## DATA BLOCK
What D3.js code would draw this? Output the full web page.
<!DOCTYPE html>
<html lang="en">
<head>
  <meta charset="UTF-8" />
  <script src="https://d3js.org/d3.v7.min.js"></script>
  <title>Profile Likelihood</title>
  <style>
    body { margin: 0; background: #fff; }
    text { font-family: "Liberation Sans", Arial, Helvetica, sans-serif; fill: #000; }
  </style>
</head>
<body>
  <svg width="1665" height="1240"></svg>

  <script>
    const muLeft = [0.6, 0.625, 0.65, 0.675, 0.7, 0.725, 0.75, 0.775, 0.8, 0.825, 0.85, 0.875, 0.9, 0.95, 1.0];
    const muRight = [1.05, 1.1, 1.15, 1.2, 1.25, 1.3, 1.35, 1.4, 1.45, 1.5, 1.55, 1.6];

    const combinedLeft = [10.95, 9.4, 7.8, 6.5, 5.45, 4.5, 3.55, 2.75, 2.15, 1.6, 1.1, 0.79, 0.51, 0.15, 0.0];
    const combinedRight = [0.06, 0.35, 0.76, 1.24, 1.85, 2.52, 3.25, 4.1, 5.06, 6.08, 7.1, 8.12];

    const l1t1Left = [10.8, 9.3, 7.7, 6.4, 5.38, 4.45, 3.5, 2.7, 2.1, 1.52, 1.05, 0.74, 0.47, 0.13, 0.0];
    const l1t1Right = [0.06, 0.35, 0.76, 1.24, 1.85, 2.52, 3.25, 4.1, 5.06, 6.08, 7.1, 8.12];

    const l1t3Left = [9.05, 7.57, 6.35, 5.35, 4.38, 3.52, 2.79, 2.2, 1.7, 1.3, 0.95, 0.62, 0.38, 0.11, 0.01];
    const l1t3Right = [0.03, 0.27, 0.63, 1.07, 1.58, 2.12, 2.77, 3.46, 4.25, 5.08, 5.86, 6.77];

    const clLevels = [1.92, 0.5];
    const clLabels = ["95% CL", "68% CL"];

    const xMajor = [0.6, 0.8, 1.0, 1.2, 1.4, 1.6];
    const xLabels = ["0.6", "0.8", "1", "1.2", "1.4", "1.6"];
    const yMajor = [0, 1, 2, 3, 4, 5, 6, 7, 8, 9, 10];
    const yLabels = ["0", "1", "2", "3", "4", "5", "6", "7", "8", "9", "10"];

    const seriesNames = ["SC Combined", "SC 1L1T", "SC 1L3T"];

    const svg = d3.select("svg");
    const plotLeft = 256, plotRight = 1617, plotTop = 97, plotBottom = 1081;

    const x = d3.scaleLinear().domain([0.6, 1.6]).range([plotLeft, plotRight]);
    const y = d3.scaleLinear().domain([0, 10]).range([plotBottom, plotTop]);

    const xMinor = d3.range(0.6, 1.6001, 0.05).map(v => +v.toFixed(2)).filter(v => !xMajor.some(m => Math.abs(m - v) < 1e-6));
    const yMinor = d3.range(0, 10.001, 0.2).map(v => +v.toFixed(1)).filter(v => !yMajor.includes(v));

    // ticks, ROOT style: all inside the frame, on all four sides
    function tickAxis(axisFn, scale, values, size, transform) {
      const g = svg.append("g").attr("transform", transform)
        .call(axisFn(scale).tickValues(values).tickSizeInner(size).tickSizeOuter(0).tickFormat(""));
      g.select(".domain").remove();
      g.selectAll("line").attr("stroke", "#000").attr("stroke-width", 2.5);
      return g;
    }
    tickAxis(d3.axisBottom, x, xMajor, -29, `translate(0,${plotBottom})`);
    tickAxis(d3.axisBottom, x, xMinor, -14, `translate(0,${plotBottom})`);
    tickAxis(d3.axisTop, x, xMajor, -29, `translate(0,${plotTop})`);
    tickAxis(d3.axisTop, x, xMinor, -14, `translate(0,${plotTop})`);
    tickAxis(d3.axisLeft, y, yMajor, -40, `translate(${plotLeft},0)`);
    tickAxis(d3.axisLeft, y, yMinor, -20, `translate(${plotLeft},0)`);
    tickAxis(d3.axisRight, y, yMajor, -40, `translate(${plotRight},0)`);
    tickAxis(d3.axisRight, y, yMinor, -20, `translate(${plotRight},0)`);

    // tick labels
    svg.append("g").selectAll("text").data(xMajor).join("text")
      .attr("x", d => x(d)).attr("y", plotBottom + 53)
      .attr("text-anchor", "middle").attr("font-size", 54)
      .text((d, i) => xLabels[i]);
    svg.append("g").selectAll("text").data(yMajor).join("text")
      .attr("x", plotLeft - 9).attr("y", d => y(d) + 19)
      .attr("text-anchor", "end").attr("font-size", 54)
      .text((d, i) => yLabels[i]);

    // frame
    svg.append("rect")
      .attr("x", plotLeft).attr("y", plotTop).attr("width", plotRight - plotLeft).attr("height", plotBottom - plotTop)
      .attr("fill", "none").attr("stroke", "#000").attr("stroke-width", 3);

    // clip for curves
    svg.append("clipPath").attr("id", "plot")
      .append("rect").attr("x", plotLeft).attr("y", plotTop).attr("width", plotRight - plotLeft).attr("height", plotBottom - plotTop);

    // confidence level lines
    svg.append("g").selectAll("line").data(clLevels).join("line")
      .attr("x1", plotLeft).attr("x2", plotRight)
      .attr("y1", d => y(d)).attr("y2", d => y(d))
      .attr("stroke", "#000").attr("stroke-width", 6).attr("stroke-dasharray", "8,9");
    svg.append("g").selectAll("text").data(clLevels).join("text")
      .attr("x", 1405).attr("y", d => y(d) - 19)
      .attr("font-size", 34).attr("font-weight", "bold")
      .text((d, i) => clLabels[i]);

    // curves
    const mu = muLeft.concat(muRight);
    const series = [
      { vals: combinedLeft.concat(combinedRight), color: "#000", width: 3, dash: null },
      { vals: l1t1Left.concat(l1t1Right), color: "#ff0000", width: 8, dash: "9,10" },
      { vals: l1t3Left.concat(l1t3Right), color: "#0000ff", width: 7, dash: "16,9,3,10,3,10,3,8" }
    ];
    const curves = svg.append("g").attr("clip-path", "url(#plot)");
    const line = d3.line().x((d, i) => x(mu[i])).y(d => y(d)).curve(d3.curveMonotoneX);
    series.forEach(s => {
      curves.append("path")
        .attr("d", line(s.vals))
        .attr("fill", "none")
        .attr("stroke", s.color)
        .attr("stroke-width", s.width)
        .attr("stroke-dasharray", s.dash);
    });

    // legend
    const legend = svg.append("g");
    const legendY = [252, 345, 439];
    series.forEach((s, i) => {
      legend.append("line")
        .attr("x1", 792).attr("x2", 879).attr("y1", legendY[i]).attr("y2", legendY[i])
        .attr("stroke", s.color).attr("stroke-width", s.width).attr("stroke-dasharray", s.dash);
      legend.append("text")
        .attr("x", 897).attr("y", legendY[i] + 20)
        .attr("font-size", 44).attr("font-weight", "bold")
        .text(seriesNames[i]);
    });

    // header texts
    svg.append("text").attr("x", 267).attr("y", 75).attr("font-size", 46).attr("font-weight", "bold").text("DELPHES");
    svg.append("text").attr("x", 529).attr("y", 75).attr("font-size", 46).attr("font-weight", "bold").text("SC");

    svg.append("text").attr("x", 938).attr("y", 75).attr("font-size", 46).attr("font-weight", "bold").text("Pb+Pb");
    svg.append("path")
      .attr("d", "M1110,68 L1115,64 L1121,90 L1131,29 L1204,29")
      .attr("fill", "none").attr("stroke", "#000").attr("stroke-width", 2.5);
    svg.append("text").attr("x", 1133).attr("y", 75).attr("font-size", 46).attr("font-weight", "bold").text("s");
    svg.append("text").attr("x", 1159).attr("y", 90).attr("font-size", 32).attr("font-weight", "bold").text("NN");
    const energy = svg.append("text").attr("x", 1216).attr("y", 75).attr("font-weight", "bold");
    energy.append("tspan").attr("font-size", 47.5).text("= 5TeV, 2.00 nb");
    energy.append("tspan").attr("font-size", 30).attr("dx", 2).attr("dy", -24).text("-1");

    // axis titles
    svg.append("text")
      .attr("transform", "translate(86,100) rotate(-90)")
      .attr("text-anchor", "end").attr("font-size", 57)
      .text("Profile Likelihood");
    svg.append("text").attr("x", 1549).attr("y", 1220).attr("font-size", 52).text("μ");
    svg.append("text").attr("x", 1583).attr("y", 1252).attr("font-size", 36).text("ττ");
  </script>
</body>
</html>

## SHORT TASK
Print exactly, and only, the lines beginning at the top of the listing and ending at the line with "1.5, 1.55, 1.6];".

## THE COMPLETED TASK
What D3.js code would draw this? Output the full web page.
<!DOCTYPE html>
<html lang="en">
<head>
  <meta charset="UTF-8" />
  <script src="https://d3js.org/d3.v7.min.js"></script>
  <title>Profile Likelihood</title>
  <style>
    body { margin: 0; background: #fff; }
    text { font-family: "Liberation Sans", Arial, Helvetica, sans-serif; fill: #000; }
  </style>
</head>
<body>
  <svg width="1665" height="1240"></svg>

  <script>
    const muLeft = [0.6, 0.625, 0.65, 0.675, 0.7, 0.725, 0.75, 0.775, 0.8, 0.825, 0.85, 0.875, 0.9, 0.95, 1.0];
    const muRight = [1.05, 1.1, 1.15, 1.2, 1.25, 1.3, 1.35, 1.4, 1.45, 1.5, 1.55, 1.6];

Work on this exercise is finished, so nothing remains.